Gwayakobimaadiziwin Bad River Harm Reduction Program has been awarded support from AIDS United’s Syringe Access Fund, and more recently, the Harm Reduction Futures Fund (HRFF), since 2018. We are a full-service harm reduction program operating through the Bad River Tribal Government. HRFF has provided critical support to keep our program running and help us to achieve our goals of employing and supporting the leadership of people with lived and living experience using drugs.  

During the last funding cycle, which began in February 2022, and with the support of the HRFF, the Bad River Tribe was able to hire the first paid staff position in harm reduction. We would not have been able to hire for this position without HRFF support, and our program would have shut down without a paid staff position. Leveraging funds offered by HRFF, the Bad River Tribe was able to secure a larger contract in 2022, to grow and expand the program. We currently have 3 full time positions in harm reduction, with 6 additional community members contracted to provide essential harm reduction services by delivery in a remote and rural four-county region of northern Wisconsin. We have also partnered with NextDistro to offer harm reduction supplies throughout the State of Wisconsin via mail order.  

All current staff members and those under contract are Native Americans with lived and living experience using drugs and directly impacted by overdose. Support from HRFF has supported one of the Tribe’s most important harm reduction goals of expanding workforce opportunities for people with lived and living experience as an economic recovery strategy of a community significantly impacted by mass incarceration and opioid overdoses. 

In addition, throughout the years, AIDS United has provided us with tremendously valuable technical support for building a strong harm reduction program. We have benefitted greatly from educational programs and opportunities to network with other harm reduction programs in the Midwest and nationally facilitated by AIDS United. The Harm Reduction Futures Fund is staffed by an extraordinary group of leaders in the field. We are proud of our long-standing collaborative partnerships with AIDS United’s Harm Reduction Futures Fund.

Bronx Móvil is a bilingual mutual aid collective and harm reduction organization that has been hitting the streets of The Bronx and Washington Heights in Manhattan since 2018. Mutual aid members donated the funds for the car rental but to become sustainable over time – and extend our hours and geography of outreach – we needed our own vehicle. Much of our funding — and the first came in as a response to the COVID-19 pandemic — did not allow for the purchase of the vehicle (alas! the limits of small philanthropic funds and governmental rules). The AIDS United Harm Reduction Futures Fund grant was used for the purchase of Appa, lovingly named by the community, a gently used SUV. Having Appa is liberating. We added an evening of outreach and are not constrained by the time of pick up and return of a rental. Car rental was expensive! And the funding that would go for this expense is now going into harm reduction kits, urban living supplies, pay for Community Leaders and added nutritional support for participants.

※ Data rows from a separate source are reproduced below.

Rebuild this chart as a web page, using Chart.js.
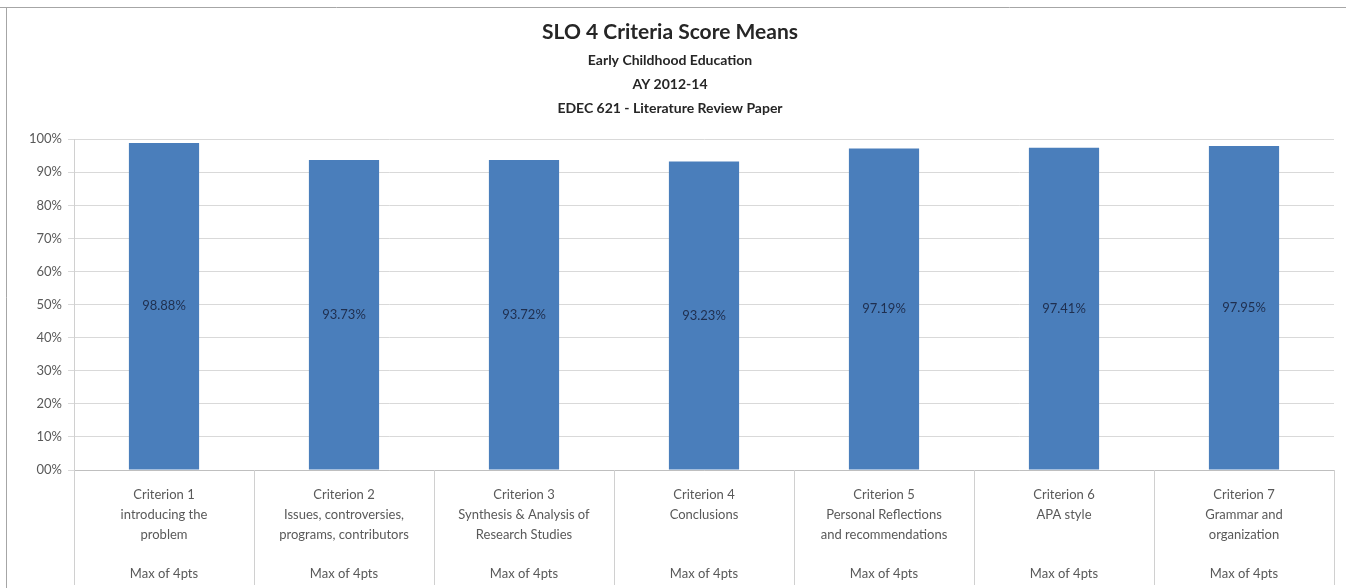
<!DOCTYPE html>
<html>
<head>
<meta charset="utf-8">
<style>
  html, body { margin: 0; padding: 0; background: #fff; }
  #wrap { width: 1346px; height: 588px; }
</style>
<script src="https://cdn.jsdelivr.net/npm/chart.js@4.4.1/dist/chart.umd.min.js"></script>
</head>
<body>
<div id="wrap"><canvas id="chart" width="1346" height="588"></canvas></div>
<script>
// Data
const categories = [
    ["Criterion 1", "introducing the", "problem", "", "Max of 4pts"],
    ["Criterion 2", "Issues, controversies,", "programs, contributors", "", "Max of 4pts"],
    ["Criterion 3", "Synthesis & Analysis of", "Research Studies", "", "Max of 4pts"],
    ["Criterion 4", "Conclusions", "", "", "Max of 4pts"],
    ["Criterion 5", "Personal Reflections", "and recommendations", "", "Max of 4pts"],
    ["Criterion 6", "APA style", "", "", "Max of 4pts"],
    ["Criterion 7", "Grammar and", "organization", "", "Max of 4pts"]
];
const scoreMeans = [98.88, 93.73, 93.72, 93.23, 97.19, 97.41, 97.95];
const titleText = "SLO 4 Criteria Score Means";
const subtitleLines = ["Early Childhood Education", "AY 2012-14", "EDEC 621 - Literature Review Paper"];

const FONT = "Lato, 'Open Sans', sans-serif";

// white bg + outer frame
const framePlugin = {
    id: 'frame',
    beforeDraw(chart) {
        const c = chart.ctx;
        c.save();
        c.fillStyle = '#fff';
        c.fillRect(0, 0, chart.width, chart.height);
        c.strokeStyle = '#a6a6a6';
        c.lineWidth = 1;
        c.beginPath();
        c.moveTo(0, 7.5); c.lineTo(chart.width, 7.5);
        c.moveTo(6.5, 7.5); c.lineTo(6.5, chart.height);
        c.stroke();
        c.restore();
    }
};

// table lines between category labels
const separatorPlugin = {
    id: 'separators',
    afterDraw(chart) {
        const x = chart.scales.x, area = chart.chartArea, c = chart.ctx;
        const step = (x.right - x.left) / categories.length;
        c.save();
        c.strokeStyle = '#d0d0d0';
        c.lineWidth = 1;
        c.beginPath();
        for (let i = 0; i <= categories.length; i++) {
            const px = Math.round(x.left + i * step) + 0.5;
            c.moveTo(px, area.bottom);
            c.lineTo(px, chart.height - 3);
        }
        c.stroke();
        c.restore();
    }
};

// value labels in middle of bars
const valueLabelPlugin = {
    id: 'valueLabels',
    afterDatasetsDraw(chart) {
        const c = chart.ctx;
        c.save();
        c.font = "13px " + FONT;
        c.fillStyle = '#1f2f4f';
        c.textAlign = 'center';
        c.textBaseline = 'middle';
        chart.getDatasetMeta(0).data.forEach((bar, i) => {
            c.fillText(scoreMeans[i].toFixed(2) + '%', bar.x, (bar.y + bar.base) / 2);
        });
        c.restore();
    }
};

new Chart(document.getElementById('chart'), {
    type: 'bar',
    data: {
        labels: categories,
        datasets: [{
            data: scoreMeans,
            backgroundColor: '#4a7ebb',
            borderWidth: 0,
            barPercentage: 0.39,
            categoryPercentage: 1
        }]
    },
    options: {
        responsive: false,
        animation: false,
        devicePixelRatio: 1,
        layout: { padding: { top: 8, left: 6, right: 12, bottom: 3 } },
        plugins: {
            legend: { display: false },
            tooltip: { enabled: false },
            title: {
                display: true,
                text: titleText,
                color: '#262626',
                font: { family: FONT, size: 21, weight: 'bold' },
                padding: { top: 12, bottom: 3 }
            },
            subtitle: {
                display: true,
                text: subtitleLines,
                color: '#262626',
                font: { family: FONT, size: 14, weight: 'bold', lineHeight: '24px' },
                padding: { top: 0, bottom: 19 }
            }
        },
        scales: {
            y: {
                min: 0, max: 100,
                afterFit: s => { s.width = 68; },
                ticks: {
                    stepSize: 10,
                    color: '#595959',
                    font: { family: FONT, size: 13 },
                    padding: 6,
                    callback: v => (v === 0 ? '00' : v) + '%'
                },
                grid: { color: '#d9d9d9', tickLength: 6 },
                border: { color: '#d0d0d0' }
            },
            x: {
                afterFit: s => { s.height = 115; },
                ticks: {
                    autoSkip: false,
                    maxRotation: 0,
                    color: '#595959',
                    font: { family: FONT, size: 13, lineHeight: 1.52 },
                    padding: 7
                },
                grid: { display: false },
                border: { color: '#bfbfbf' }
            }
        }
    },
    plugins: [framePlugin, separatorPlugin, valueLabelPlugin]
});
</script>
</body>
</html>
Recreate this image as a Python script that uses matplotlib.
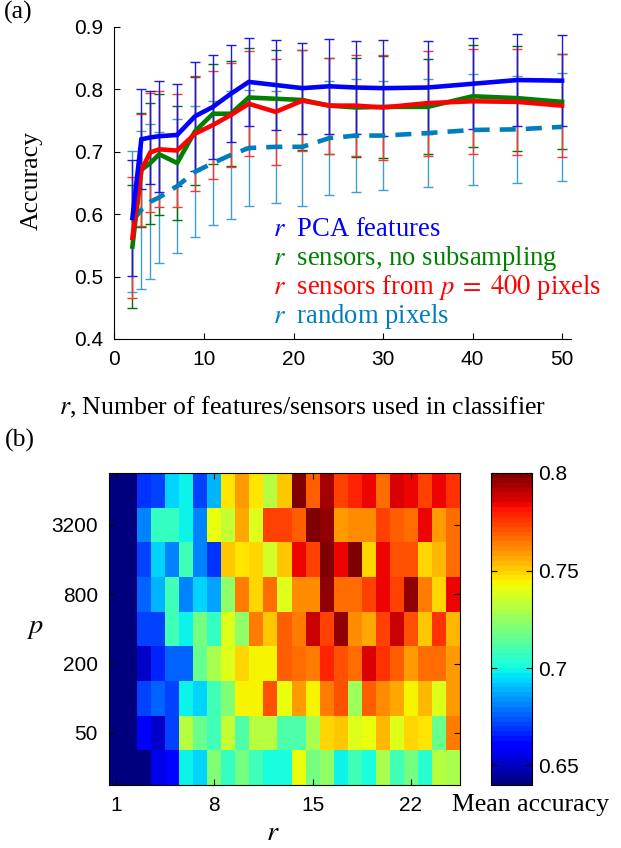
import numpy as np
import matplotlib
matplotlib.use('Agg')
import matplotlib.pyplot as plt

plt.rcParams['font.family'] = ['Liberation Sans', 'DejaVu Sans']
plt.rcParams['mathtext.fontset'] = 'stix'
SERIF = 'Liberation Serif'

# (a) accuracy vs number of features r
r_vals = [2, 3, 4, 5, 7, 9, 11, 13, 15, 18, 21, 24, 27, 30, 35, 40, 45, 50]

pca_mean = [0.594, 0.720, 0.723, 0.725, 0.727, 0.757, 0.772, 0.793, 0.812, 0.807,
            0.802, 0.805, 0.803, 0.802, 0.803, 0.809, 0.815, 0.814]
pca_std = [0.093, 0.080, 0.074, 0.089, 0.082, 0.087, 0.083, 0.078, 0.071, 0.072,
           0.073, 0.076, 0.074, 0.077, 0.074, 0.073, 0.073, 0.073]

full_mean = [0.548, 0.671, 0.682, 0.696, 0.682, 0.733, 0.761, 0.761, 0.787, 0.785,
             0.783, 0.774, 0.771, 0.772, 0.772, 0.789, 0.786, 0.780]
full_std = [0.099, 0.091, 0.097, 0.097, 0.091, 0.087, 0.080, 0.084, 0.079, 0.078,
            0.080, 0.077, 0.079, 0.082, 0.076, 0.082, 0.084, 0.076]

sub_mean = [0.562, 0.671, 0.699, 0.704, 0.702, 0.729, 0.743, 0.759, 0.777, 0.764,
            0.782, 0.774, 0.774, 0.771, 0.778, 0.781, 0.780, 0.774]
sub_std = [0.097, 0.090, 0.095, 0.093, 0.091, 0.092, 0.086, 0.083, 0.084, 0.085,
           0.081, 0.077, 0.081, 0.084, 0.084, 0.084, 0.085, 0.083]

rand_mean = [0.589, 0.607, 0.620, 0.627, 0.645, 0.668, 0.682, 0.695, 0.706, 0.708,
             0.708, 0.722, 0.726, 0.726, 0.730, 0.735, 0.736, 0.740]
rand_std = [0.113, 0.127, 0.124, 0.105, 0.107, 0.105, 0.100, 0.102, 0.093, 0.090,
            0.095, 0.092, 0.090, 0.088, 0.087, 0.089, 0.086, 0.086]

# (b) mean accuracy, rows p (top to bottom), columns r = 1..25
p_vals = [6400, 3200, 1600, 800, 400, 200, 100, 50, 25]
r_cols = list(range(1, 26))
acc_grid = [
    [0.640, 0.640, 0.668, 0.670, 0.694, 0.700, 0.672, 0.690, 0.746, 0.758, 0.746, 0.732, 0.752,
     0.800, 0.770, 0.793, 0.775, 0.780, 0.783, 0.767, 0.787, 0.783, 0.774, 0.784, 0.777],
    [0.640, 0.640, 0.680, 0.707, 0.707, 0.700, 0.682, 0.742, 0.733, 0.756, 0.740, 0.775, 0.774,
     0.768, 0.798, 0.797, 0.758, 0.761, 0.761, 0.775, 0.769, 0.766, 0.783, 0.758, 0.767],
    [0.640, 0.640, 0.672, 0.694, 0.682, 0.708, 0.682, 0.668, 0.751, 0.746, 0.749, 0.737, 0.752,
     0.783, 0.774, 0.798, 0.783, 0.798, 0.750, 0.783, 0.772, 0.772, 0.748, 0.755, 0.766],
    [0.640, 0.640, 0.675, 0.690, 0.708, 0.682, 0.694, 0.685, 0.724, 0.763, 0.749, 0.767, 0.740,
     0.762, 0.762, 0.797, 0.766, 0.766, 0.774, 0.783, 0.774, 0.796, 0.764, 0.750, 0.784],
    [0.640, 0.640, 0.670, 0.670, 0.710, 0.700, 0.720, 0.706, 0.740, 0.724, 0.764, 0.751, 0.768,
     0.763, 0.789, 0.774, 0.795, 0.762, 0.757, 0.774, 0.789, 0.772, 0.751, 0.777, 0.753],
    [0.640, 0.640, 0.650, 0.665, 0.675, 0.675, 0.717, 0.729, 0.740, 0.748, 0.745, 0.745, 0.769,
     0.766, 0.764, 0.780, 0.772, 0.766, 0.786, 0.777, 0.768, 0.758, 0.767, 0.767, 0.760],
    [0.640, 0.640, 0.670, 0.675, 0.672, 0.700, 0.694, 0.708, 0.722, 0.745, 0.745, 0.772, 0.742,
     0.758, 0.744, 0.764, 0.772, 0.726, 0.769, 0.762, 0.757, 0.743, 0.753, 0.740, 0.758],
    [0.640, 0.640, 0.658, 0.651, 0.670, 0.732, 0.716, 0.708, 0.735, 0.711, 0.732, 0.732, 0.712,
     0.712, 0.729, 0.748, 0.752, 0.740, 0.741, 0.755, 0.740, 0.750, 0.746, 0.716, 0.764],
    [0.640, 0.640, 0.640, 0.657, 0.662, 0.700, 0.695, 0.722, 0.706, 0.718, 0.710, 0.702, 0.702,
     0.742, 0.718, 0.724, 0.700, 0.708, 0.702, 0.729, 0.708, 0.718, 0.704, 0.732, 0.730],
]
p_ticks = [3200, 800, 200, 50]
r_ticks = [1, 8, 15, 22]
cbar_ticks = [0.65, 0.7, 0.75, 0.8]

W, H = 621, 848
fig = plt.figure(figsize=(W / 100, H / 100), dpi=100)


def box(x0, y0, x1, y1):
    # pixel box -> figure fraction
    return [x0 / W, 1 - y1 / H, (x1 - x0) / W, (y1 - y0) / H]


TXT = 18.5
TICK = 15

#(a) line plot with error bars
ax = fig.add_axes(box(114.5, 27, 571, 339))
series = [
    (rand_mean, rand_std, (0.0, 0.49, 0.74), (0.25, 0.62, 0.82), '--'),
    (full_mean, full_std, (0.0, 0.5, 0.0), (0.0, 0.45, 0.0), '-'),
    (sub_mean, sub_std, (1.0, 0.0, 0.0), (1.0, 0.2, 0.2), '-'),
    (pca_mean, pca_std, (0.0, 0.0, 1.0), (0.1, 0.1, 0.9), '-'),
]
for mean, std, col, ecol, ls in series:
    ax.errorbar(r_vals, mean, yerr=std, fmt='none', ecolor=ecol, elinewidth=1,
                capsize=3.5, capthick=1)
for mean, std, col, ecol, ls in series:
    if ls == '--':
        ax.plot(r_vals, mean, color=col, lw=3.3, dashes=(3.5, 2.2))
    else:
        ax.plot(r_vals, mean, color=col, lw=3.3, solid_joinstyle='miter')

ax.set_xlim(0, 51)
ax.set_ylim(0.4, 0.9)
ax.set_xticks([0, 10, 20, 30, 40, 50])
ax.set_yticks([0.4, 0.5, 0.6, 0.7, 0.8, 0.9])
ax.set_yticklabels(['0.4', '0.5', '0.6', '0.7', '0.8', '0.9'])
ax.spines['top'].set_visible(False)
ax.spines['right'].set_visible(False)
ax.tick_params(direction='in', length=4, labelsize=TICK, pad=8)
fig.text(32 / W, 1 - 181 / H, 'Accuracy', family=SERIF, fontsize=TXT, rotation=90,
         ha='center', va='center')

legend_txt = [('$r$  PCA features', (0.0, 0.0, 1.0)),
              ('$r$  sensors, no subsampling', (0.0, 0.5, 0.0)),
              ('$r$  sensors from $p\\;=\\;400$ pixels', (1.0, 0.0, 0.0)),
              ('$r$  random pixels', (0.0, 0.49, 0.74))]
for i, (t, c) in enumerate(legend_txt):
    fig.text(273 / W, 1 - (235.5 + 29.3 * i) / H, t, color=c, family=SERIF,
             fontsize=19.2, va='baseline', ha='left')

fig.text(303 / W, 1 - 407 / H, '$r$, Number of features/sensors used in classifier',
         family=SERIF, fontsize=TXT, ha='center', va='center')
fig.text(18 / W, 1 - 12 / H, '(a)', family=SERIF, fontsize=TXT, ha='center', va='center')
fig.text(20 / W, 1 - 440 / H, '(b)', family=SERIF, fontsize=TXT, ha='center', va='center')

#(b) heatmap
ax2 = fig.add_axes(box(109, 473, 460, 785))
cmap = plt.get_cmap('jet', 64)
im = ax2.imshow(np.array(acc_grid), cmap=cmap, vmin=0.64, vmax=0.80, aspect='auto',
                interpolation='nearest',
                extent=(0.5, len(r_cols) + 0.5, 0.5, len(p_vals) + 0.5))
ax2.set_xticks(r_ticks)
ax2.set_xticklabels([str(v) for v in r_ticks])
ax2.set_yticks([len(p_vals) - p_vals.index(p) for p in p_ticks])
ax2.set_yticklabels([str(p) for p in p_ticks])
ax2.tick_params(direction='in', length=4, labelsize=TICK, top=True, right=True, pad=8)
fig.text(35 / W, 1 - 628 / H, '$p$', fontsize=TXT + 2, ha='center', va='center')
fig.text(273 / W, 1 - 833 / H, '$r$', fontsize=TXT + 2, ha='center', va='center')

cax = fig.add_axes(box(490.5, 473, 531.5, 785))
cb = fig.colorbar(im, cax=cax, ticks=cbar_ticks)
cb.ax.set_yticklabels(['0.65', '0.7', '0.75', '0.8'])
cb.ax.tick_params(direction='in', length=4, labelsize=TICK, left=True, pad=5)
cb.outline.set_linewidth(0.8)
fig.text(530 / W, 1 - 805 / H, 'Mean accuracy', family=SERIF, fontsize=TXT,
         ha='center', va='center')

fig.savefig('out.png', dpi=100)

“The Syringe Access Fund / Harm Reduction Futures Fund award was transformational for our small organization. Based in [our city] where syringe exchange remains illegal, it was one of only two sources of grant funding that supported the purchase of syringes and cookers, which are at the core of what we do. Over our organization’s two and half year lifespan we’ve met with many community partners, including [our city]-bimmediately upon the legalization of syringe exchange in our state. Legislation to do so has failed to pass in [our state] It’s thanks to bold funders like AIDS United that we are able to do that work that we do — work that has a huge impact on people who live in a harm reduction desert.